Il est à noter qu’un nombre considérable de membres de diverses Premières Nations se sont aussi joints à la manifestation. Des performances musicales et artistiques à des formes d’expressions beaucoup plus sobres, ils n’ont cessé d’appuyer que leur participation au mouvement est cruciale. Elizabeth Hoover, activiste autochtone et professeure assistante d’Études Américaines et d’Études ethniques à l’Université Brown, fait parti des manifestants . « Le changement climatique inquiète [les communautés autochtones], puisqu’il pourrait avoir un impact sur leurs plantations, explique-t-elle au Délit. Ces gens cultivent la terre depuis des milliers d’années, ils ont un héritage lié à un climat spécifique. Ils seraient donc très rapidement touchés. »
Et à Montréal ?
Une autre marche pour le climat, en soutien à celle de New York, a eu lieu à Montréal le même jour. Entre 3000 et 5000 personnes sont venues prendre part aux animations puis à la marche reliant le Parc Lafontaine au Parc Jeanne-Mance, et ce,malgré la pluie annoncée. Ce rassemblement est l’initiative du site Avaaz.org, qui a aussi organisé plusieurs autres marches pour le climat dans le monde. Aucun parti politique local n’a participé à l’organisation de la marche à Montréal, même si certains d’entre eux, comme Québec Solidaire ou le Bloc Québécois, étaient présents. « Nous voulons envoyer le message aux politiciens que l’environnement est important pour nous et qu’on doit [mener] des actions maintenant » commente Jenny Loughran, une des coordonnatrices principales de la marche.

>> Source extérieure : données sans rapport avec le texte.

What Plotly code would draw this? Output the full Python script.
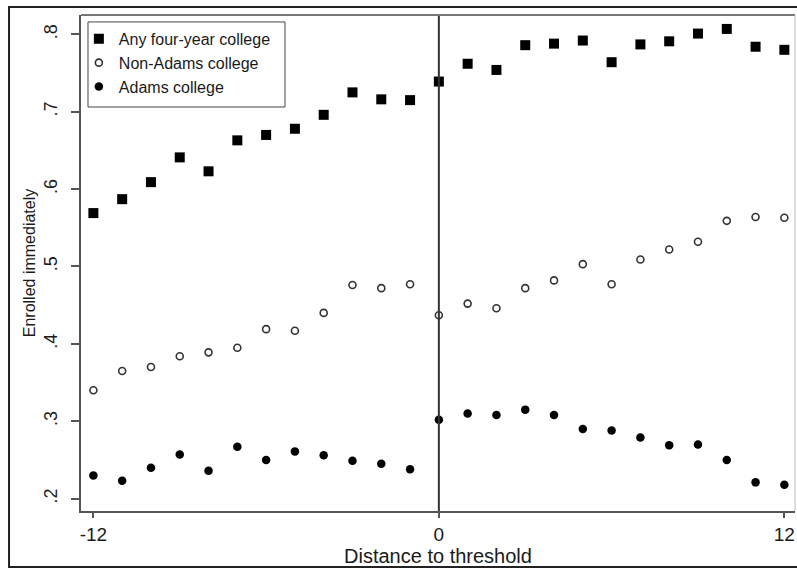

Le gouvernement fédéral de Stephen Harper était notamment pointé du doigt à plusieurs reprises par les organismes participant au rassemblement dimanche et en colère contre les décisions du gouvernement en matière d’environnement. Par exemple : le projet de construction de la Ligne 9, un pipeline pour transporter les sables bitumineux à travers la province du Québec. Alain Brunuel, directeur climat énergie de l’Association québécoise de lutte contre la pollution atmosphérique (AQLPA), exprime son mécontentement contre le Premier ministre Harper. Il accuse la constitution canadienne d’autoriser les gouvernements fédéraux à faire passer des pipelines à travers les provinces.
Les universités au premier plan
Bien qu’ils fussent minoritaires, les corps étudiants et professoraux étaient bien présents. De nombreux groupes militant pour que leur université désinvestisse des énergies fossiles, tels que Divest NYU, la Coalition environnementale des étudiants de Yale, ou Divest McGill étaient présents à la marche. Ils n’ont pas cessé de mettre l’accent sur le rôle de la nouvelle génération dans le mouvement. Le Délit a pu avoir des entrevues avec certains d’entre eux. « C’est la plus grande marche climatique de l’histoire. Le changement climatique est un problème, et nous allons le régler », revendiquent trois étudiants de l’Université Yale. D’autre part Amina Moustaqim-Barrette est satisfaite de la participation des étudiants de McGill. « C’est vraiment incroyable qu’on ait pu représenter les étudiants de McGill et faire partie d’un moment historique comme celui-là. Il faut continuer de montrer à notre gouvernement et à l’administration de McGill qu’on ne sera pas complice dans la destruction de notre planète, et qu’il est fort temps que le système change », affirme-t-elle.
« Les gouvernements et les grosses compagnies devraient fournir des subventions à la recherche universitaire. Surtout les entreprises en fait, puisque ce sont elles qui en tirent tous les bénéfices », explique Bill Smith, professeur de philosophie à l’Université de la Ville de New York. « Le changement climatique est réel, tout le monde le sait, le vrai désaccord est autour de ce qui le cause. [Si nous en savions plus sur le sujet,] nous pourrions en tirer des solutions. C’est là que les politiques entrent en jeu. »
Un pas dans l’histoire
Les organisateurs décrivent l’événement comme la plus grande marche environnementale ayant jamais eue lieu, en termes de nombre de manifestants ; un moment historique. Plus de 125 chefs d’État et des cadres supérieurs de compagnies telles que McDonald’s ou Coca-Cola seront présents au Sommet du 23 septembre, selon CBC News. Il est à préciser que le Premier ministre canadien, Stephen Harper, n’y assistera pas. À la suite de cette conférence, ils se réuniront de nouveau à Paris, en décembre 2015, pour signer des accords coercitifs à ce sujet. À l’heure où les ouragans se font de plus en plus fréquents et la banquise de plus en plus mince, la communauté internationale semble avoir besoin de mécanismes légaux pour contrôler efficacement les abus de certains États ou firmes. Le danger d’un accord qui tombe en désuétude reste cependant important. L’échec du Protocole de Kyoto est encore un souvenir bien amer pour les écologistes.